I think the crash was not visible because it was on the lunar farside, not because it was on the dark side. Remember the moon orbits with the same face toward the earth because it is tidally locked. Both near and far sides experience approx. 28 day night/day cycles. A crash on the farside would not be visible in day or night.

Good for Eugene. The press has gotten in the bad habit about talking about the "dark" side of the moon. They need to put something in their style manuals to the effect that the far side is what we can't see on Earth while the dark side is the side that happens to not be illuminated by the sun at any particular time.

They only said that the mountain was currently dark. Nobody mentioned anything about either the dark side or the far side. They did not say this mountain is permanently dark either. I assume that since they stated that the LRO will be taking pictures of the crash site, it will be sunlit at that time. LRO can't take pictures in the dark. This location could also have just been in the shadow of another mountain at the time of the crash. Things at the poles cast very long shadows.

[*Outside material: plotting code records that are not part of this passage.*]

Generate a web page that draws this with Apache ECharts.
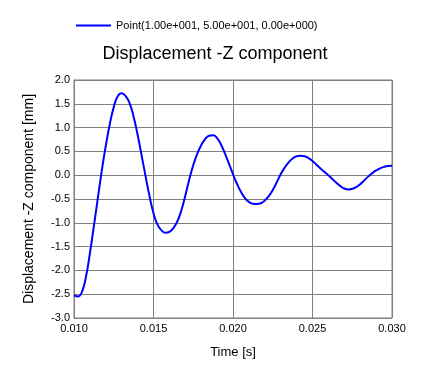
<!DOCTYPE html>
<html><head><meta charset="utf-8">
<script src="https://cdn.jsdelivr.net/npm/echarts@6/dist/echarts.min.js"></script>
<style>html,body{margin:0;padding:0;background:#fff}#c{width:430px;height:371px}</style>
</head><body><div id="c"></div>
<script>
const seriesName = 'Point(1.00e+001, 5.00e+001, 0.00e+000)';
const titleText = 'Displacement -Z component';
const xName = 'Time [s]';
const yName = 'Displacement -Z component [mm]';
const timeValues = [0.01000,0.01025,0.01050,0.01075,0.01100,0.01125,0.01150,0.01175,0.01200,0.01225,0.01250,0.01275,0.01300,0.01325,0.01350,0.01375,0.01400,0.01425,0.01450,0.01475,0.01500,0.01525,0.01550,0.01575,0.01600,0.01625,0.01650,0.01675,0.01700,0.01725,0.01750,0.01775,0.01800,0.01825,0.01850,0.01875,0.01900,0.01925,0.01950,0.01975,0.02000,0.02025,0.02050,0.02075,0.02100,0.02125,0.02150,0.02175,0.02200,0.02225,0.02250,0.02275,0.02300,0.02325,0.02350,0.02375,0.02400,0.02425,0.02450,0.02475,0.02500,0.02525,0.02550,0.02575,0.02600,0.02625,0.02650,0.02675,0.02700,0.02725,0.02750,0.02775,0.02800,0.02825,0.02850,0.02875,0.02900,0.02925,0.02950,0.02975,0.03000];
const dispValues = [-2.52,-2.55,-2.45,-2.14,-1.64,-1.07,-0.48,0.10,0.62,1.07,1.43,1.66,1.72,
  1.66,1.51,1.23,0.85,0.42,-0.02,-0.44,-0.80,-1.04,-1.16,-1.21,
  -1.19,-1.11,-0.97,-0.74,-0.43,-0.09,0.21,0.45,0.63,0.76,0.83,0.84,
  0.78,0.64,0.45,0.24,0.02,-0.18,-0.35,-0.48,-0.56,-0.60,-0.605,
  -0.59,-0.53,-0.44,-0.31,-0.15,0.02,0.16,0.27,0.35,0.40,0.41,
  0.40,0.36,0.30,0.22,0.14,0.07,0.00,-0.08,-0.16,-0.23,-0.28,-0.30,-0.285,
  -0.25,-0.19,-0.11,-0.03,0.04,0.10,0.145,0.175,0.195,0.20];
const xTicks = {min:0.010, max:0.030, interval:0.005};
const yTicks = {min:-3.0, max:2.0, interval:0.5};

const font = 'Liberation Sans, Arial, sans-serif';
const chart = echarts.init(document.getElementById('c'), null, {renderer:'canvas'});
chart.setOption({
  backgroundColor:'#ffffff',
  animation:false,
  title:{text:titleText, left:'center', top:45, textStyle:{fontFamily:font, fontSize:18, fontWeight:'normal', color:'#000'}, padding:0, itemGap:0},
  legend:{data:[seriesName], left:76, top:20, icon:'rect', itemWidth:35, itemHeight:2, itemGap:4, padding:0,
    textStyle:{fontFamily:font, fontSize:11, color:'#000', padding:[0,0,0,0]}},
  grid:{left:74, right:38, top:80, bottom:53, show:true, borderColor:'#808080', borderWidth:1, containLabel:false},
  xAxis:{type:'value', min:xTicks.min, max:xTicks.max, interval:xTicks.interval,
    name:xName, nameLocation:'middle', nameGap:28, nameTextStyle:{fontFamily:font, fontSize:13, color:'#000'},
    axisLine:{lineStyle:{color:'#808080'}}, axisTick:{show:false},
    axisLabel:{fontFamily:font, fontSize:11, color:'#000', margin:5, formatter:v=>v.toFixed(3)},
    splitLine:{show:true, lineStyle:{color:'#808080', width:1}}},
  yAxis:{type:'value', min:yTicks.min, max:yTicks.max, interval:yTicks.interval,
    name:yName, nameLocation:'middle', nameGap:38, nameTextStyle:{fontFamily:font, fontSize:14, color:'#000'},
    axisLine:{show:true, lineStyle:{color:'#808080'}}, axisTick:{show:false},
    axisLabel:{fontFamily:font, fontSize:11, color:'#000', margin:4, formatter:v=>v.toFixed(1)},
    splitLine:{show:true, lineStyle:{color:'#808080', width:1}}},
  series:[{name:seriesName, type:'line', showSymbol:false, symbol:'none', smooth:0.5,
    lineStyle:{color:'#0000ff', width:2}, itemStyle:{color:'#0000ff'},
    data:timeValues.map((t,i)=>[t, dispValues[i]])}]
});
</script></body></html>
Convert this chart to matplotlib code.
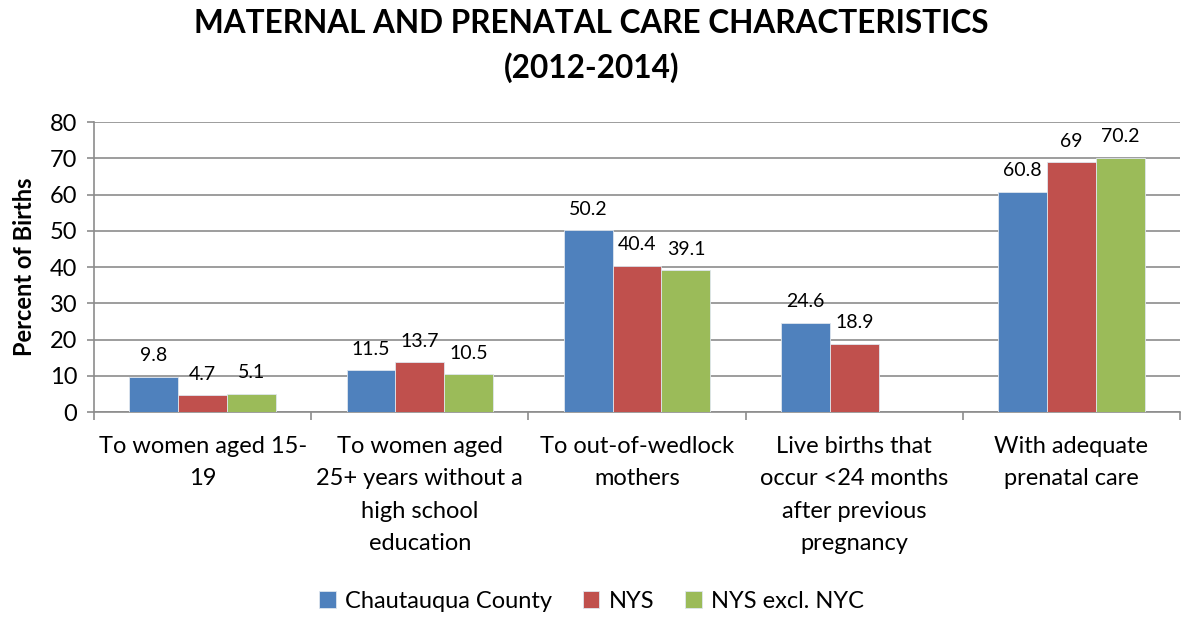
import numpy as np
import matplotlib
matplotlib.use("Agg")
import matplotlib.pyplot as plt

categories = [
    "To women aged 15-\n19",
    "To women aged\n25+ years without a\nhigh school\neducation",
    "To out-of-wedlock\nmothers",
    "Live births that\noccur <24 months\nafter previous\npregnancy",
    "With adequate\nprenatal care",
]
chautauqua = [9.8, 11.5, 50.2, 24.6, 60.8]
nys = [4.7, 13.7, 40.4, 18.9, 69.0]
nys_excl_nyc = [5.1, 10.5, 39.1, np.nan, 70.2]

series = [
    ("Chautauqua County", chautauqua, "#4F81BD"),
    ("NYS", nys, "#C0504D"),
    ("NYS excl. NYC", nys_excl_nyc, "#9BBB59"),
]

plt.rcParams["font.family"] = ["Lato", "DejaVu Sans"]

fig = plt.figure(figsize=(11.83, 6.17), dpi=100)
ax = fig.add_axes([0.0795, 0.332, 0.918, 0.470])

x = np.arange(len(categories))
width = 0.225
for i, (name, vals, color) in enumerate(series):
    pos = x + (i - 1) * width
    ax.bar(pos, vals, width, color=color, label=name,
           edgecolor="#dfe6ee", linewidth=0.6, zorder=3)
    for p, v in zip(pos, vals):
        if np.isnan(v):
            continue
        ax.annotate(f"{v:g}", (p, v), xytext=(0, 9), textcoords="offset points",
                    ha="center", va="bottom", fontsize=14)

ax.set_xlim(-0.5, len(categories) - 0.5)
ax.set_ylim(0, 80)
ax.set_yticks(range(0, 81, 10))
ax.yaxis.grid(True, color="#8c8c8c", linewidth=1.2, zorder=0)
ax.set_axisbelow(True)

ax.set_xticks(x)
ax.set_xticklabels(categories, fontsize=17, linespacing=1.68)
ax.set_xticks(np.arange(-0.5, len(categories), 1), minor=True)
ax.tick_params(axis="x", which="major", length=0, pad=17)
ax.tick_params(axis="x", which="minor", length=6, color="#8c8c8c", width=1.2)
ax.tick_params(axis="y", labelsize=17, length=5, color="#8c8c8c", width=1.2, pad=7)

for s in ["top", "right"]:
    ax.spines[s].set_visible(False)
for s in ["left", "bottom"]:
    ax.spines[s].set_color("#8c8c8c")
    ax.spines[s].set_linewidth(1.2)

ax.set_ylabel("Percent of Births", fontsize=17, fontweight="bold", labelpad=10)

fig.suptitle("MATERNAL AND PRENATAL CARE CHARACTERISTICS\n(2012-2014)",
             x=0.5, y=0.985, fontsize=22.7, fontweight="bold", linespacing=1.55)

fig.legend(loc="lower center", bbox_to_anchor=(0.5, -0.026), ncol=3, frameon=False,
           fontsize=17, handlelength=0.7, handleheight=0.7, columnspacing=1.3,
           handletextpad=0.4)

fig.savefig("out.png", dpi=100)
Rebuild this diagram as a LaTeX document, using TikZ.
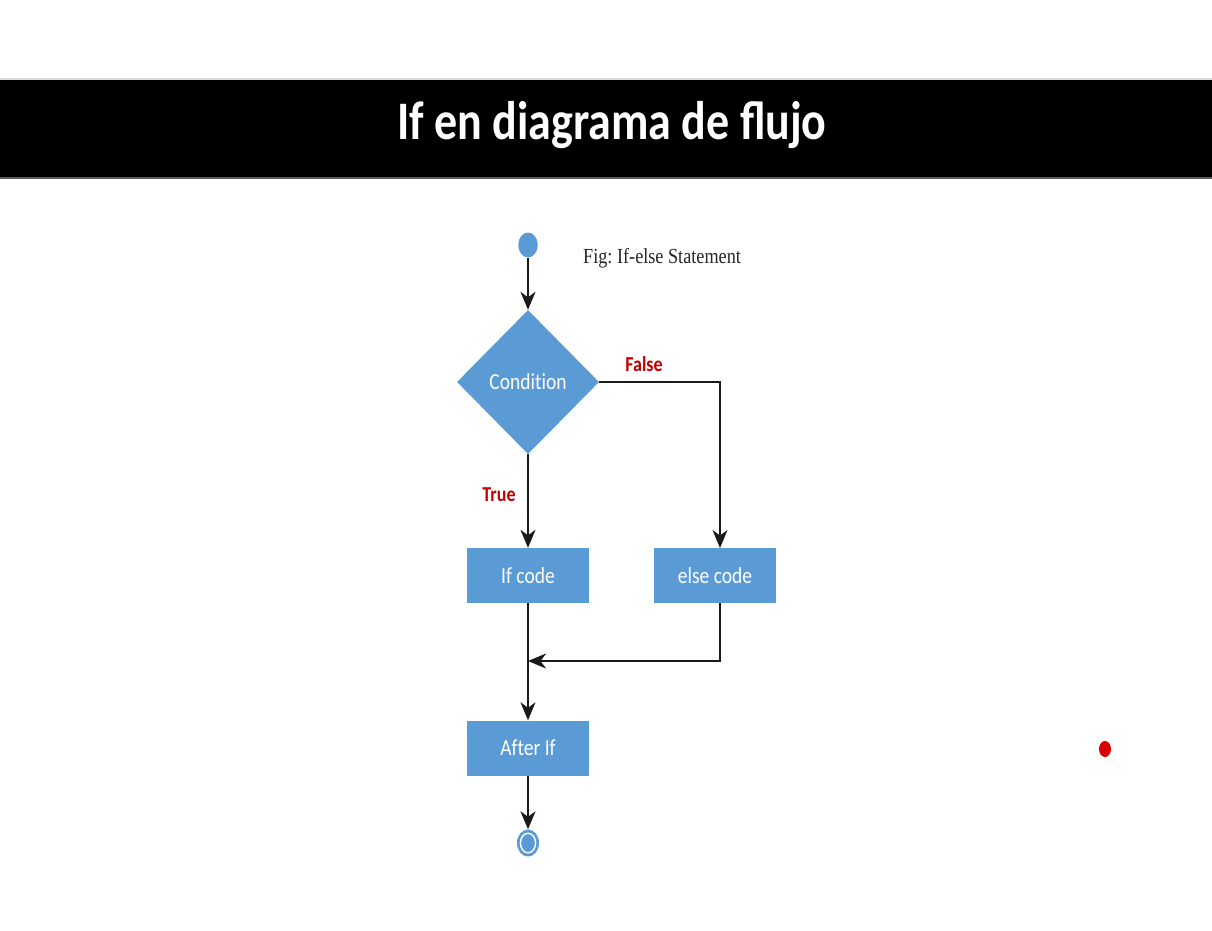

I would think (I have not calculated the energy release) that the energy released by the impact of two 132kg satellites moving at orbital speeds would create a bright flash that would be detectable by instruments on the earth if the impact sight was on the near-side. The LRO could easily have detected this impact with the LROC (camera)or DLRE (radiometer). Waiting for the orbits of the various spacecraft to sychronize so the LRO could be overhead when the impact happened probably would have exhausted the fuel on the GRAIL spacecraft and they would not have been able to control where the impact occured. That is assuming that the orbital inclination is close enough.